With his new anime (YOUR NAME/’16) Japan’s second highest grosser of the year, Makoto Shinkai finds himself hailed as ‘the next Hayao Miyazaki.' An accolade that asks too much of this modest early effort, a three episode animated idyll that moves from puppy love to unrequited love to recollected love. But if it doesn’t quite make the case for Shinkai, this fresh, talented voice backs a pretty darn gorgeous product. Charting the course of two linked kids over two decades, the film hops fitfully forward thru mood & characteristic Japanese reserve, holding plot to a minimum as BOY and GIRL move to new towns while keeping in touch with the rapidly evolving technology of the time. (Some of this zips by via text screen messaging, but stick to the Japanese track w/ subtitles or lose the essential flavor.) Moving from school days to island-set adolescence, Shinkai saves his full animated arsenal for the visually stunning third episode set in Tokyo. Here, the separated couple come within a whisker of reconnecting, only to be brought up short by a coup de théâtre commuter train.* It’s but one of a series of breathtaking moments in this highly abbreviated segment, and it definitely sets you up for more Shinkai. But he’ll need more narrative thrust to grow his films past the one hour mark; mood, tone & atmosphere get you only so far.

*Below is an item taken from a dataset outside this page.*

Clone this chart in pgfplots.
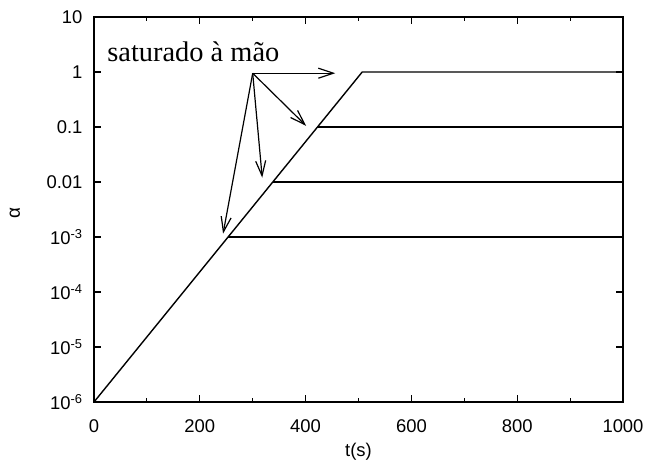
\documentclass[border=0pt]{standalone}
\usepackage{fontspec}
\setmainfont{Liberation Sans}
\newfontfamily\serifa{Liberation Serif}
\usepackage{pgfplots}
\pgfplotsset{compat=1.18}
\usetikzlibrary{arrows.meta}
\begin{document}
\begin{tikzpicture}
\begin{axis}[
  scale only axis,
  width=529bp, height=385bp,
  xmin=0, xmax=1000,
  ymode=log, ymin=1e-6, ymax=10,
  xtick={0,200,400,600,800,1000},
  minor xtick={100,300,500,700,900},
  ytick={1e-6,1e-5,1e-4,1e-3,1e-2,1e-1,1,10},
  yticklabels={10\textsuperscript{-6},10\textsuperscript{-5},10\textsuperscript{-4},10\textsuperscript{-3},0.01,0.1,1,10},
  yminorticks=false,
  /pgf/number format/assume math mode=true,
  /pgf/number format/1000 sep={},
  tick align=inside,
  major tick length=7bp,
  minor tick length=4bp,
  tick style={line width=1.1bp, black},
  axis line style={line width=1.3bp},
  tick label style={font=\fontsize{18.5}{21}\selectfont},
  xticklabel style={yshift=-14bp},
  yticklabel style={xshift=-8bp},
  xlabel={t(s)},
  xlabel style={font=\fontsize{18.5}{21}\selectfont, yshift=-4bp},
  clip=false,
]
\addplot[black, line width=1.4bp] coordinates {(0,1e-6) (507,1) (1000,1)};
\addplot[black, line width=1.4bp] coordinates {(422.5,0.1) (1000,0.1)};
\addplot[black, line width=1.4bp] coordinates {(338,0.01) (1000,0.01)};
\addplot[black, line width=1.4bp] coordinates {(253.5,0.001) (1000,0.001)};
\draw[line width=1.2bp, -{Straight Barb[length=15bp,width=10bp]}] (axis cs:300,0.95) -- (axis cs:456,0.95);
\draw[line width=1.2bp, -{Straight Barb[length=15bp,width=10bp]}] (axis cs:300,0.95) -- (axis cs:401,0.105);
\draw[line width=1.2bp, -{Straight Barb[length=15bp,width=10bp]}] (axis cs:300,0.95) -- (axis cs:318,0.012);
\draw[line width=1.2bp, -{Straight Barb[length=15bp,width=10bp]}] (axis cs:300,0.95) -- (axis cs:244,0.00115);
\node[anchor=base west, inner sep=0pt, font=\serifa\fontsize{28.5}{32}\selectfont] at (axis cs:25,1.58) {saturado à mão};
\node[rotate=90, inner sep=0pt, font=\fontsize{19}{21}\selectfont] at ([xshift=-79bp]rel axis cs:0,0.49) {α};
\coordinate (bl) at (rel axis cs:0,0);
\coordinate (tr) at (rel axis cs:1,1);
\end{axis}
\pgfresetboundingbox
\path ([shift={(-94bp,-63bp)}]bl) rectangle ([shift={(25bp,17bp)}]tr);
\end{tikzpicture}
\end{document}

ATTENTION MUST BE PAID: *Charles Chaplin’s A WOMAN OF PARIS/’23 ends with two ex-lovers in a similar near miss, but it’s too common a trope to be even an inadvertent quote. On the other hand, the visual jolt Shinkai uses to shut the meeting down is straight out of Buster Keaton’s two-reel silent comedy ONE WEEK/’20. And can it be entirely coincidental that Keaton’s first feature-length release, THE THREE AGES/’23, was also a trio of inter-related shorts, running precisely the same 63 minutes?
SCREWY THOUGHT OF THE DAY: The title refers to the speed of a falling cherry blossom petal.